>> Start Data shown

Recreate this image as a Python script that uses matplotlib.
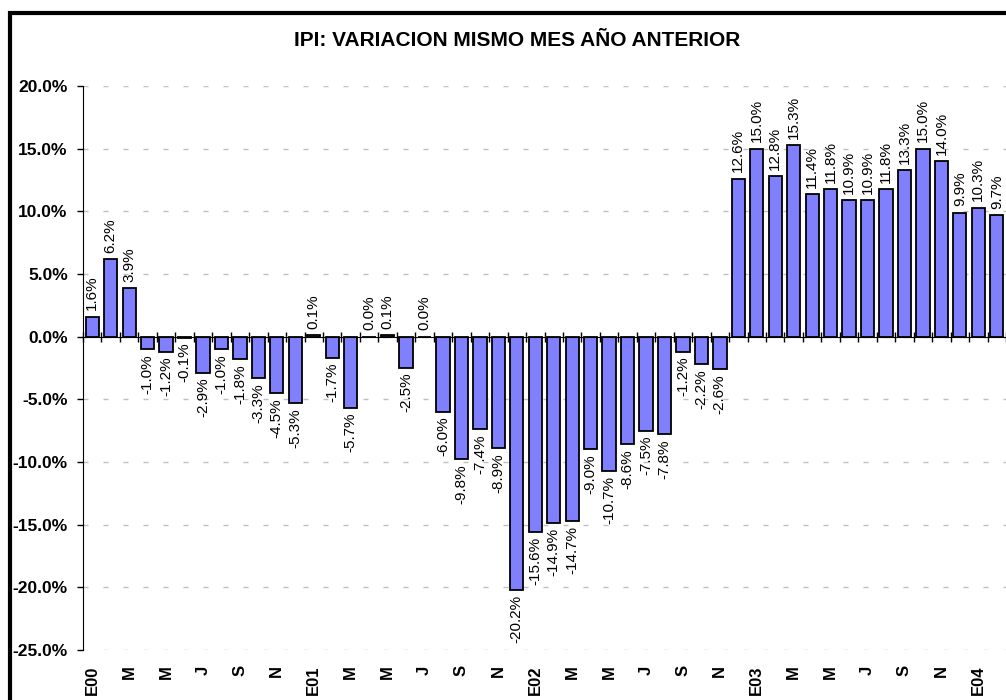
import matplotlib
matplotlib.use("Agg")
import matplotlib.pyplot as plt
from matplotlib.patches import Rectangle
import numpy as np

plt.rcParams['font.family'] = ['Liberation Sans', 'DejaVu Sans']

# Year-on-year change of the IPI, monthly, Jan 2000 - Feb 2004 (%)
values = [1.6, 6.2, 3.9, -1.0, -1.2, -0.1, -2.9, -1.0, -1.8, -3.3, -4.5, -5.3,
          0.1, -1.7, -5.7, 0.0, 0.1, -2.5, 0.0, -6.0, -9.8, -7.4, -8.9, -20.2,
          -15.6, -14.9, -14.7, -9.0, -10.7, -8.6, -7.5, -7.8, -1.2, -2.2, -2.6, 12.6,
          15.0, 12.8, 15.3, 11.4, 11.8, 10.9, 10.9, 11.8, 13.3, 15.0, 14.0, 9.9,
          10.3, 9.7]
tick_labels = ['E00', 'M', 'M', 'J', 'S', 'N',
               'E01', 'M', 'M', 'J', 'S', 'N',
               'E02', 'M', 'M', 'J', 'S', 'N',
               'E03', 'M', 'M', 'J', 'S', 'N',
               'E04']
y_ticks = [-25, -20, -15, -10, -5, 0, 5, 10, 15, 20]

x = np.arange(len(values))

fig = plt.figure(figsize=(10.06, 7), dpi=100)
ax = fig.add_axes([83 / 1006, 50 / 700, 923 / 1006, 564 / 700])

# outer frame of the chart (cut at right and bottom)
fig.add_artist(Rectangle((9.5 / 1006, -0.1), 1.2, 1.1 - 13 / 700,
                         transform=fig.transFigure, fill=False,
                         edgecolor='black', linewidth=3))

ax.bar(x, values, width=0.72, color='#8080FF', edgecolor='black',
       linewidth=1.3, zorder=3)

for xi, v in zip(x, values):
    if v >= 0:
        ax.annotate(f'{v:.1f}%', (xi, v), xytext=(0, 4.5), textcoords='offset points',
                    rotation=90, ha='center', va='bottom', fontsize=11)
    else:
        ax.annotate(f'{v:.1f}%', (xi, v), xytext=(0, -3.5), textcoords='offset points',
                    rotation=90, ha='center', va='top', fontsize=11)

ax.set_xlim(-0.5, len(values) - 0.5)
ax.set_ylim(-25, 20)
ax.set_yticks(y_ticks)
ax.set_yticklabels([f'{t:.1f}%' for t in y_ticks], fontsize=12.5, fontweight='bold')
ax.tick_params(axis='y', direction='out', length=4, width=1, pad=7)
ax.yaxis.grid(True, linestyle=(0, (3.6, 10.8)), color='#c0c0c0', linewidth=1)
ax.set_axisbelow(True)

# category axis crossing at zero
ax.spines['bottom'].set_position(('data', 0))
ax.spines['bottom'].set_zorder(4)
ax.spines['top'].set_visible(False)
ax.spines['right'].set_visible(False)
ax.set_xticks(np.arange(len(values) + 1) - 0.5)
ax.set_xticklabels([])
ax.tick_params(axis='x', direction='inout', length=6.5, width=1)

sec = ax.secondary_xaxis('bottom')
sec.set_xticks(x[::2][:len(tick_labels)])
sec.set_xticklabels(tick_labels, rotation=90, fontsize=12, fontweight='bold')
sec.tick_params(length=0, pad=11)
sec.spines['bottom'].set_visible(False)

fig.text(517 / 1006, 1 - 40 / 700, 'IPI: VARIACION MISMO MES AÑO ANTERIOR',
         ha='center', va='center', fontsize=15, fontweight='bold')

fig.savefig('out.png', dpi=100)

>> End Data shown

Pictures stay out. Repeat only the lines from the beginning of the data through the line that has "plt.rcParams['font.family'] = ['Liberation".

# Output:
Recreate this image as a Python script that uses matplotlib.
import matplotlib
matplotlib.use("Agg")
import matplotlib.pyplot as plt
from matplotlib.patches import Rectangle
import numpy as np

plt.rcParams['font.family'] = ['Liberation Sans', 'DejaVu Sans']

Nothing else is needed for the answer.